INDIANAPOLIS (AP) -- College Football Playoff expansion talks remain stalled and the possibility of implementing a new format by the 2024 season dimmed Monday after three days of meetings failed to produce an agreement.
"We have entrenched issues that are no closer to be resolved, " Big 12 Commissioner Bob Bowlsby said Monday.
While Bowlsby said it looked increasingly unlikely that an expanded playoff would come before the end of the current CFP contract that expires in 2026, it was not ruled out altogether.
"We're going into overtime," Executive Director Bill Hancock said, hours before No. 1 Alabama and No. 3 Georgia played for the College Football Playoff national championship.
Everybody involved supports expansion, but they are hung up on the how and when.
Hancock said the management committee, comprised of 10 conference commissioners and Notre Dame's athletic director, are still stuck on the same lingering issues: Whether conferences should have automatic qualification into an expanded field, and which ones; how bowls will be used as sites in a new system; and athlete health and welfare issues related to more games.
Mississippi State President Mark Keenum, who heads the Board of Managers that has final say over the College Football Playoff, said he remains optimistic an agreement can be reached in time to add playoff spots by the 2024 season.
"I think we'll get there," Keenum said.
A proposal for a 12-team playoff has been on the table since June. That proposal calls for the six highest ranked conference champions, regardless of conference, to be in the playoff field along with the next six highest ranked teams.
There was hope initially an agreement could be reached soon enough to have it implemented for the 2024 season, two years before the current CFP contract with ESPN expires.

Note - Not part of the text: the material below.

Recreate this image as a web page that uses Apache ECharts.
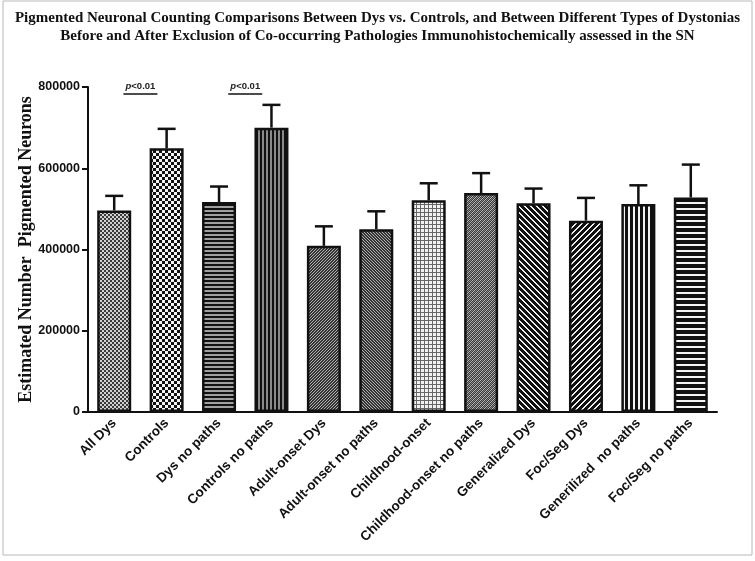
<!DOCTYPE html>
<html>
<head>
<meta charset="utf-8">
<script src="https://cdn.jsdelivr.net/npm/echarts@6/dist/echarts.min.js"></script>
<style>html,body{margin:0;padding:0;background:#fff;}#c{width:755px;height:561px;}</style>
</head>
<body>
<div id="c"></div>
<script>
const categories = ['All Dys','Controls','Dys no paths','Controls no paths','Adult-onset Dys','Adult-onset no paths','Childhood-onset','Childhood-onset no paths','Generalized Dys','Foc/Seg Dys','Generilized  no paths','Foc/Seg no paths'];
const means = [496000, 649000, 517000, 700000, 409000, 450000, 521000, 539000, 514000, 471000, 512000, 528000];
const sems  = [36000, 48000, 38000, 56000, 48000, 44000, 42000, 49000, 36000, 56000, 46000, 81000];
const yTicks = [0, 200000, 400000, 600000, 800000];
const comparisons = [[0, 1, 'p<0.01'], [2, 3, 'p<0.01']];
const patternNames = ['fineCheck','coarseCheck','hFine','vFine','diagFineUp','diagFineDown','grid','dotDiag','diagDown','diagUp','vCoarse','hCoarse'];

function makeCanvas(w, h, fn) {
  const c = document.createElement('canvas');
  c.width = w; c.height = h;
  const g = c.getContext('2d');
  for (let y = 0; y < h; y++) for (let x = 0; x < w; x++) {
    g.fillStyle = fn(x, y);
    g.fillRect(x, y, 1, 1);
  }
  return c;
}
const patterns = {
  fineCheck: makeCanvas(4, 4, (x, y) => ((Math.floor(x/2) + Math.floor(y/2)) % 2 ? '#3a3a3a' : '#d0d0d0')),
  coarseCheck: makeCanvas(6, 6, (x, y) => ((Math.floor(x/3) + Math.floor(y/3)) % 2 ? '#111' : '#f4f4f4')),
  hFine: makeCanvas(4, 4, (x, y) => (y < 2 ? '#111' : '#a0a0a0')),
  vFine: makeCanvas(4, 4, (x, y) => (x < 2 ? '#111' : '#8a8a8a')),
  diagFineUp: makeCanvas(3, 3, (x, y) => ((x + y) % 3 === 0 ? '#b0b0b0' : '#333')),
  diagFineDown: makeCanvas(3, 3, (x, y) => ((x - y + 3) % 3 === 0 ? '#b0b0b0' : '#333')),
  grid: makeCanvas(4, 4, (x, y) => ((x === 0 || y === 0) ? '#666' : '#f2f2f2')),
  dotDiag: makeCanvas(4, 4, (x, y) => ((x + y) % 4 === 0 ? '#bbb' : ((x + y) % 4 === 2 ? '#888' : '#3a3a3a'))),
  diagDown: makeCanvas(6, 6, (x, y) => (((x - y + 60) % 6) < 2 ? '#eee' : '#111')),
  diagUp: makeCanvas(6, 6, (x, y) => (((x + y) % 6) < 2 ? '#eee' : '#111')),
  vCoarse: makeCanvas(5, 5, (x, y) => (x < 3 ? '#111' : '#f4f4f4')),
  hCoarse: makeCanvas(6, 6, (x, y) => (y < 4 ? '#111' : '#f4f4f4'))
};

const barData = means.map((v, i) => ({
  value: v,
  itemStyle: { color: { image: patterns[patternNames[i]], repeat: 'repeat' } }
}));
const errData = means.map((v, i) => [i, v, v + sems[i]]);

const chart = echarts.init(document.getElementById('c'), null, { renderer: 'canvas' });
chart.setOption({
  animation: false,
  backgroundColor: '#fff',
  title: {
    text: 'Pigmented Neuronal Counting Comparisons Between Dys vs. Controls, and Between Different Types of Dystonias\nBefore and After Exclusion of Co-occurring Pathologies Immunohistochemically assessed in the SN',
    left: 'center', top: 4,
    textStyle: { fontFamily: 'Liberation Serif', fontWeight: 'bold', fontSize: 15, lineHeight: 18, color: '#111' }
  },
  graphic: [{
    type: 'rect', silent: true, z: -1,
    shape: { x: 3, y: 1, width: 749, height: 554 },
    style: { fill: 'none', stroke: '#b8b8b8', lineWidth: 1 }
  }],
  grid: { left: 88, right: 38, top: 87, bottom: 149 },
  xAxis: {
    type: 'category',
    data: categories,
    axisLine: { lineStyle: { color: '#111', width: 2 } },
    axisTick: { alignWithLabel: true, length: 5, lineStyle: { color: '#111', width: 2 } },
    axisLabel: { rotate: 45, interval: 0, margin: 9, color: '#111', fontFamily: 'Liberation Sans', fontWeight: 'bold', fontSize: 13.5 }
  },
  yAxis: {
    type: 'value',
    min: 0, max: 800000, interval: 200000,
    name: 'Estimated Number  Pigmented Neurons',
    nameLocation: 'middle', nameGap: 53, nameMoveOverlap: false,
    nameTextStyle: { fontFamily: 'Liberation Serif', fontSize: 18, fontWeight: 'bold', color: '#111' },
    splitLine: { show: false },
    axisLine: { show: true, lineStyle: { color: '#111', width: 2 } },
    axisTick: { show: true, length: 6, lineStyle: { color: '#111', width: 2 } },
    axisLabel: { margin: 8, color: '#111', fontFamily: 'Liberation Sans', fontWeight: 'bold', fontSize: 12.5,
      formatter: v => (yTicks.indexOf(v) >= 0 ? String(v) : '') }
  },
  series: [
    {
      type: 'bar', data: barData, barWidth: 34,
      itemStyle: { borderColor: '#111', borderWidth: 2.5 }
    },
    {
      type: 'custom', data: errData, z: 1,
      renderItem: (params, api) => {
        const top = api.coord([api.value(0), api.value(2)]);
        const base = api.coord([api.value(0), api.value(1)]);
        const st = { stroke: '#111', lineWidth: 2.5 };
        return { type: 'group', children: [
          { type: 'line', shape: { x1: base[0], y1: base[1], x2: top[0], y2: top[1] }, style: st },
          { type: 'line', shape: { x1: top[0] - 9, y1: top[1], x2: top[0] + 9, y2: top[1] }, style: st }
        ] };
      }
    },
    {
      type: 'custom', data: comparisons.map(c => [c[0], c[1]]), z: 3, clip: false,
      renderItem: (params, api) => {
        const a = api.coord([api.value(0), 783000]);
        const b = api.coord([api.value(1), 783000]);
        const mx = (a[0] + b[0]) / 2;
        return { type: 'group', children: [
          { type: 'line', shape: { x1: mx - 17, y1: a[1], x2: mx + 17, y2: a[1] }, style: { stroke: '#111', lineWidth: 1.5 } },
          { type: 'text', x: mx, y: a[1] - 3, style: {
            text: '{i|p}<0.01', x: 0, y: 0, align: 'center', verticalAlign: 'bottom',
            fontFamily: 'Liberation Sans', fontSize: 9.5, fontWeight: 'bold', fill: '#222',
            rich: { i: { fontStyle: 'italic', fontFamily: 'Liberation Sans', fontSize: 9.5, fontWeight: 'bold' } }
          } }
        ] };
      }
    }
  ]
});
</script>
</body>
</html>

"I think it was received favorably. Since then we've spent time on it, some don't like it now," said Bowlsby, who was part of a four-person committee that spent two years working on the 12-team plan.
Expansion before end of the contract has been estimated to be worth an extra $450 million dollars for the conferences to split.
Unanimous consensus among the management committee members is needed to alter to the current deal. Bowlsby said a vote was taken this weekend among the management committee members, but declined to reveal how it broke down.
Big Ten Commissioner Kevin Warren has said he supports a 12-team format that provides automatic access for only power five conferences champions. American Athletic Conference Commissioner Mike Aresco has said he is adamantly opposed to any format that gives Power Five conferences special access.
The initial proposal was presented to the presidents Monday.
Hancock had previously tried to set a deadline of sorts, saying if the commissioners could not come to a consensus on a new format by these meetings, expansion could not happen until after the current deal is complete. The playoff field would remain at four teams until 2026.
But Keenum said the commissioners will get together again in the next few weeks to keeping working on a plan that everyone can support.
The meetings in Indianapolis were the seventh in-person since the 12-team format was made public in June.
Bowlsby compared the process since to the movie "Groundhog Day," where every day repeats for the main character and called it "frustrating."
"Everybody is more concerned about their own silo than everybody else's," he said.